UUIDs have, as far as I know, two major features that traditional incrementing integer keys do not have:

The ability to create them in multiple database pool connections or even distributed because the chance of a collission is astronomically small. This makes for a more scalable database setup which is, for some applications, required.
The prevention of item enumeration: With conventional IDs, someone can see that you are looking at ‘myapp.example.com/user/100’ which means that there are at least 100 users in the system but also that ‘myapp.example.com/user/55’ will contain info about user 55, and this procedure can be repeated to count and crawl collections where this is unwanted.

I do not know about any disadvantages myself, other than that they are hard(er)for a human to remember, but when you need a humanly rememberable token, using something like a slug is more proper. They are also still somewhat less supported by some systems than numerical keys are.

I would love to hear more from other people though, because I have been wondering about possible drawbacks for some time now as well.

Qqwy · May 25, 2017, 9:32pm

about integrating locally created data: In the case that the user can freely pick the used UUIDs, then you do need to take care of the ‘what happens with a collision’ case.

jxxcarlson · May 25, 2017, 9:37pm

Could you comment a bit on slug generation?

Qqwy · May 25, 2017, 9:55pm

Slugs are generally shorter than UUIDs (often, an approximation of the amount of elements to handle is made, but later adapting to one base-36 digit more is possible) but otherwise function similarly. These are the kind of identifiers you see in URL shorteners or YouTube video IDs for instance.
The other kind of slug is the one where a title of an article (or some other near-unique property of the data structures under consideration) are adapted+shortened to an URL-safe form. This is nice for SEO, but care needs to be taken to handle conflicts, and to not break old URLs when e. g. the title of an article later changes.

friendly_id is a Ruby library that does these things. Its README.md might give you some more info.

jxxcarlson · May 25, 2017, 9:58pm

Thanks!

andre1sk · May 25, 2017, 10:37pm

Depends on your storage layer and load.

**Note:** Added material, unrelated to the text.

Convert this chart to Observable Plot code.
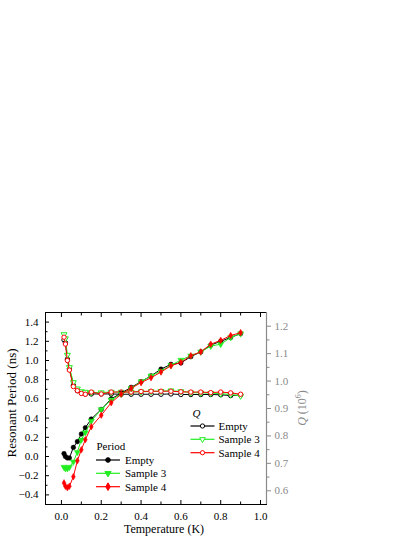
<!DOCTYPE html>
<html>
<head>
<meta charset="utf-8">
<script src="https://cdn.jsdelivr.net/npm/d3@7"></script>
<script src="https://cdn.jsdelivr.net/npm/@observablehq/plot@0.6"></script>
<style>
  html, body { margin: 0; padding: 0; background: white; }
  #chart { width: 415px; height: 537px; }
  #chart svg text { font-family: 'Liberation Serif', 'Times New Roman', Times, serif; }
</style>
</head>
<body>
<div id="chart"></div>
<script>
// ---- data ----
const temperature = [0.013, 0.02, 0.03, 0.04, 0.06, 0.08, 0.1, 0.12, 0.15, 0.2, 0.25, 0.3, 0.35, 0.4, 0.45, 0.5, 0.55, 0.6, 0.65, 0.7, 0.75, 0.8, 0.85, 0.9];

const periodEmpty   = [0.03, 0.0, -0.015, -0.015, 0.095, 0.155, 0.235, 0.30, 0.39, 0.49, 0.60, 0.66, 0.72, 0.78, 0.84, 0.91, 0.96, 0.975, 1.04, 1.09, 1.16, 1.20, 1.24, 1.28];
const periodSample3 = [-0.11, -0.125, -0.125, -0.11, -0.055, 0.045, 0.175, 0.25, 0.37, 0.49, 0.59, 0.65, 0.71, 0.78, 0.84, 0.89, 0.95, 1.005, 1.05, 1.09, 1.15, 1.17, 1.24, 1.28];
const periodSample4 = [-0.275, -0.31, -0.325, -0.31, -0.21, -0.045, 0.07, 0.175, 0.31, 0.43, 0.56, 0.65, 0.71, 0.77, 0.82, 0.88, 0.945, 0.98, 1.05, 1.09, 1.17, 1.21, 1.26, 1.29];

const qEmpty   = [1.15, 1.14, 1.08, 1.045, 0.985, 0.965, 0.957, 0.953, 0.953, 0.953, 0.953, 0.952, 0.952, 0.952, 0.952, 0.952, 0.953, 0.951, 0.951, 0.951, 0.951, 0.950, 0.947, 0.949];
const qSample3 = [1.17, 1.155, 1.095, 1.05, 0.995, 0.972, 0.962, 0.960, 0.958, 0.958, 0.960, 0.960, 0.960, 0.961, 0.962, 0.963, 0.965, 0.962, 0.958, 0.957, 0.956, 0.954, 0.951, 0.946];
const qSample4 = [1.16, 1.135, 1.075, 1.04, 0.980, 0.965, 0.955, 0.952, 0.960, 0.953, 0.960, 0.960, 0.960, 0.962, 0.963, 0.963, 0.963, 0.961, 0.960, 0.960, 0.958, 0.960, 0.957, 0.952];

const seriesNames = ["Empty", "Sample 3", "Sample 4"];
const seriesColors = ["#000000", "#22ee22", "#ff0000"];

const xMajorTicks = [0.0, 0.2, 0.4, 0.6, 0.8, 1.0];
const xMinorTicks = [0.1, 0.3, 0.5, 0.7, 0.9];
const yMajorTicks = [-0.4, -0.2, 0.0, 0.2, 0.4, 0.6, 0.8, 1.0, 1.2, 1.4];
const yMinorTicks = [-0.3, -0.1, 0.1, 0.3, 0.5, 0.7, 0.9, 1.1, 1.3];
const qMajorTicks = [0.6, 0.7, 0.8, 0.9, 1.0, 1.1, 1.2];
const qMinorTicks = [0.65, 0.75, 0.85, 0.95, 1.05, 1.15];

const xDomain = [-0.08, 1.03];
const yDomain = [-0.5, 1.5];
const qDomain = [0.55, 1.25];

// map Q (right axis) onto the left-axis value space
const qToY = q => yDomain[0] + (q - qDomain[0]) * (yDomain[1] - yDomain[0]) / (qDomain[1] - qDomain[0]);

// ---- tables ----
const periodSeries = [periodEmpty, periodSample3, periodSample4];
const qSeries = [qEmpty, qSample3, qSample4];
const periodRows = [], qRows = [];
seriesNames.forEach((name, s) => {
  temperature.forEach((t, i) => {
    periodRows.push({series: name, s, t, v: periodSeries[s][i]});
    qRows.push({series: name, s, t, q: qSeries[s][i], v: qToY(qSeries[s][i])});
  });
});

const sqrt3 = Math.sqrt(3);
const triangleDown = {
  draw(context, size) {
    const y = -Math.sqrt(size / (sqrt3 * 3));
    context.moveTo(0, -y * 2);
    context.lineTo(-sqrt3 * y, y);
    context.lineTo(sqrt3 * y, y);
    context.closePath();
  }
};
const symbols = [d3.symbolCircle, triangleDown, d3.symbolDiamond];
const qSymbols = [d3.symbolCircle, triangleDown, d3.symbolCircle];

const font = "'Liberation Serif', 'Times New Roman', Times, serif";
const gray = "#8a8a8a";

const marks = [];
// Q series (open markers)
seriesNames.forEach((name, s) => {
  const rows = qRows.filter(d => d.s === s);
  marks.push(Plot.line(rows, {x: "t", y: "v", stroke: seriesColors[s], strokeWidth: 1}));
  marks.push(Plot.dot(rows, {x: "t", y: "v", stroke: seriesColors[s], fill: "white", symbol: qSymbols[s], r: 2.2, strokeWidth: 1}));
});
// Period series (filled markers)
seriesNames.forEach((name, s) => {
  const rows = periodRows.filter(d => d.s === s);
  marks.push(Plot.line(rows, {x: "t", y: "v", stroke: seriesColors[s], strokeWidth: 1}));
  marks.push(Plot.dot(rows, {x: "t", y: "v", fill: seriesColors[s], stroke: seriesColors[s], symbol: symbols[s], r: s === 2 ? 2.0 : 2.3, strokeWidth: 0.5}));
});

// axes
const fmt = d3.format(".1f");
marks.push(
  // bottom
  Plot.axisX({anchor: "bottom", ticks: xMajorTicks, tickSize: -4, tickPadding: 12, tickFormat: fmt, label: null, fontSize: 11, fontFamily: font}),
  Plot.axisX({anchor: "bottom", ticks: xMinorTicks, tickSize: -2.5, tickFormat: () => "", label: null}),
  // top (mirror ticks)
  Plot.axisX({anchor: "top", ticks: xMajorTicks, tickSize: -4, tickFormat: () => "", label: null}),
  Plot.axisX({anchor: "top", ticks: xMinorTicks, tickSize: -2.5, tickFormat: () => "", label: null}),
  // left
  Plot.axisY({anchor: "left", ticks: yMajorTicks, tickSize: -4, tickPadding: 11, tickFormat: fmt, label: null, fontSize: 11, fontFamily: font}),
  Plot.axisY({anchor: "left", ticks: yMinorTicks, tickSize: -2.5, tickFormat: () => "", label: null}),
  // right (Q axis, gray, outward ticks)
  Plot.axisY({anchor: "right", ticks: qMajorTicks.map(qToY), tickSize: 4, tickPadding: 4,
              tickFormat: (d, i) => fmt(qMajorTicks[i]), label: null, color: gray, fontSize: 11, fontFamily: font}),
  Plot.axisY({anchor: "right", ticks: qMinorTicks.map(qToY), tickSize: 2.5, tickFormat: () => "", label: null, color: gray}),
  // frame
  Plot.frame({stroke: "black", strokeWidth: 1}),
  Plot.ruleX([xDomain[1]], {stroke: gray, strokeWidth: 1.2})
);

const plot = Plot.plot({
  width: 415,
  height: 537,
  marginLeft: 45,
  marginRight: 149,
  marginTop: 312,
  marginBottom: 33,
  style: {fontFamily: font, fontSize: "11px", background: "white", color: "black"},
  x: {domain: xDomain},
  y: {domain: yDomain},
  marks
});

document.getElementById("chart").appendChild(plot);

// ---- titles & legends ----
const svg = d3.select(plot);
const g = svg.append("g").attr("font-family", font).attr("text-anchor", "start");

g.append("text")
  .attr("transform", "translate(11,403) rotate(-90)")
  .attr("text-anchor", "middle").attr("dominant-baseline", "central")
  .attr("font-size", 13).attr("fill", "black")
  .text("Resonant Period (ns)");

g.append("text")
  .attr("x", 164).attr("y", 529)
  .attr("text-anchor", "middle").attr("dominant-baseline", "central")
  .attr("font-size", 12).attr("fill", "black")
  .text("Temperature (K)");

const rt = g.append("text")
  .attr("transform", "translate(302,408) rotate(-90)")
  .attr("text-anchor", "middle").attr("dominant-baseline", "central")
  .attr("font-size", 12).attr("fill", gray);
rt.append("tspan").attr("font-style", "italic").text("Q");
rt.append("tspan").text(" (10");
rt.append("tspan").attr("font-size", 8).attr("dy", -4).text("6");
rt.append("tspan").attr("dy", 4).text(")");

function legend(title, titleItalic, tx, ty, x1, x2, textX, ys, syms, filled) {
  g.append("text").attr("x", tx).attr("y", ty)
    .attr("text-anchor", "start")
    .attr("dominant-baseline", "central").attr("font-size", 11)
    .attr("font-style", titleItalic ? "italic" : null)
    .text(title);
  seriesNames.forEach((name, s) => {
    const y = ys[s];
    g.append("line").attr("x1", x1).attr("x2", x2).attr("y1", y).attr("y2", y)
      .attr("stroke", seriesColors[s]).attr("stroke-width", 1.2);
    g.append("path")
      .attr("transform", `translate(${(x1 + x2) / 2},${y})`)
      .attr("d", d3.symbol(syms[s], filled ? 17 : 14)())
      .attr("fill", filled ? seriesColors[s] : "white")
      .attr("stroke", seriesColors[s]).attr("stroke-width", 1);
    g.append("text").attr("x", textX).attr("y", y)
      .attr("text-anchor", "start")
      .attr("dominant-baseline", "central").attr("font-size", 11)
      .text(name);
  });
}
legend("Period", false, 96.5, 445.5, 96, 120, 125, [460, 473.3, 486.7], symbols, true);
legend("Q", true, 192.5, 412.5, 190.5, 214.5, 218.5, [426, 439.3, 452.7], qSymbols, false);
</script>
</body>
</html>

If say you are using PG and have update heavy workload UUIDs can cause significant write amplification.

cdegroot · May 25, 2017, 11:35pm

Steal this code: https://github.com/cdegroot/palapa/blob/master/apps/simpler/lib/simpler/unique_id.ex - shorter than uuids and you can just copy/paste the bits you need into your own code (I feel that this module is too small to warrant its own library).

jxxcarlson · May 25, 2017, 11:37pm

Thanks! What is your take on UUID’s slowing things down?

Azolo · May 25, 2017, 11:52pm

UUID pitfalls, hmm…

You have to extract the time from them. Which means that they aren’t easily sortable by time.
You can only extract time if using UUIDs that are version 1 or 2.
128-bits is long which means your indexes are going to larger.

If you were looking at using an eventually consistent datastore at scale, all the cool kids are using Twitter Snowflakes these days.

Snowflakes are pretty neat because:

They include a timestamp.
Are only 64-bits.
Guaranteed to be unique. (Application Scope Only)

The main con is that worker generates them.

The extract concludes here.